Le comité ad hoc de l’Unesco, réuni à Port-Louis, capitale de l’île Maurice, a classé la lutte traditionnelle coréenne sur la Liste du patrimoine culturel immatériel de l’Humanité. Le « Ssirum » en Corée du Nord ou « Ssireum » en Corée du Sud, fondamentalement lié à la terre et à l’agriculture, est à la fois un sport national et une pratique culturelle. Des compétitions sont organisées périodiquement à l’occasion d’événements ou de fêtes agricoles liées au cycle des saisons.

Les deux Corées, qui partagent la même langue et la même culture, avaient jusqu’ici toujours entrepris des démarches concurrentes pour l’inscription de traditions nationales au patrimoine de l’Humanité. En 2013, Séoul avait ainsi obtenu la reconnaissance du « kimchi » – spécialité à base de chou fermenté très prisée dans la péninsule – comme bien mondial immatériel, poussant le Nord à faire de même en 2015.

Le chant traditionnel « Arirang » a connu le même scénario : l’Unesco a d’abord retenu une candidature sud-coréenne en 2012, puis celle du Nord deux ans plus tard. Concernant la lutte coréenne, qui présente quelques similarités avec le sumo japonais, Pyongyang avait entrepris en premier des démarches auprès de l’Unesco, avant que Séoul ne lui emboîte le pas en 2016. Une inscription conjointe sur la prestigieuse Liste du patrimoine immatériel de l’Humanité va contribuer au « sentiment d’homogénéité, d’identité commune », estime Kim Dong-sun, spécialiste des questions sportives à l’Université Kyonggi.

D’autres projets de réconciliation

D’origine ancestrale – il est représenté sur des peintures murales dès le IVe siècle – le Ssireum met aux prises deux lutteurs, portant culotte et ceinture, dans un cercle de sable. Le fondateur du régime communiste de Corée du Nord, Kim Il Sung, avait fait du développement de ce sport une priorité nationale. Au Sud, le président autoritaire Chun Doo-hwan a aussi promu le Ssireum dans les années 1980 pour tenter de détourner l’attention de la vague contestataire à laquelle il faisait face. Ce sport a depuis perdu de son attrait – les équipes professionnelles sponsorisées par de grands groupes comme Samsung ont disparu – mais ses partisans espèrent lui redonner une nouvelle jeunesse à travers cette inscription commune.

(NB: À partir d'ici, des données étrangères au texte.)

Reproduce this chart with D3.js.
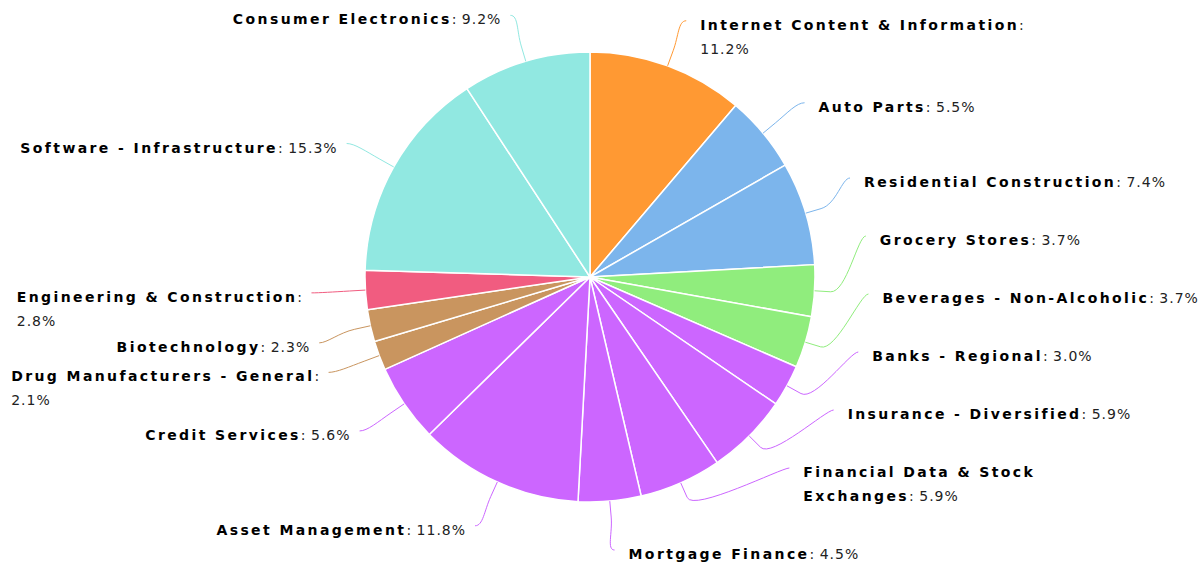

L’Organisation des Nations unies pour l’éducation, la science et la culture travaille aussi sur d’autres projets de réconciliation, dont la rédaction d’un dictionnaire étymologique coréen, recensant les pratiques linguistiques du Nord et du Sud. « D’une certaine manière, il n’y a que nous qui puissions avancer vraiment de manière décidée en ce moment », relève une source diplomatique à l’Unesco en rappelant les lourdes sanctions internationales qui frappent tout projet économique avec la Corée du Nord.

Une zone de biosphère pourrait aussi être créée dans la « DMZ », no man’s land de 4 km de large et 248 km de long sur la frontière intercoréenne où la nature a retrouvé ses droits en plusieurs décennies de Guerre froide. Sécurisée par un mur de fils barbelés, un tapis de mines et des milliers de soldats de part et d’autre, elle est paradoxalement appelée « zone démilitarisée ». Des initiatives sont aussi à l’étude pour permettre le partage et la gestion conjointe des eaux transfrontalières dans la péninsule.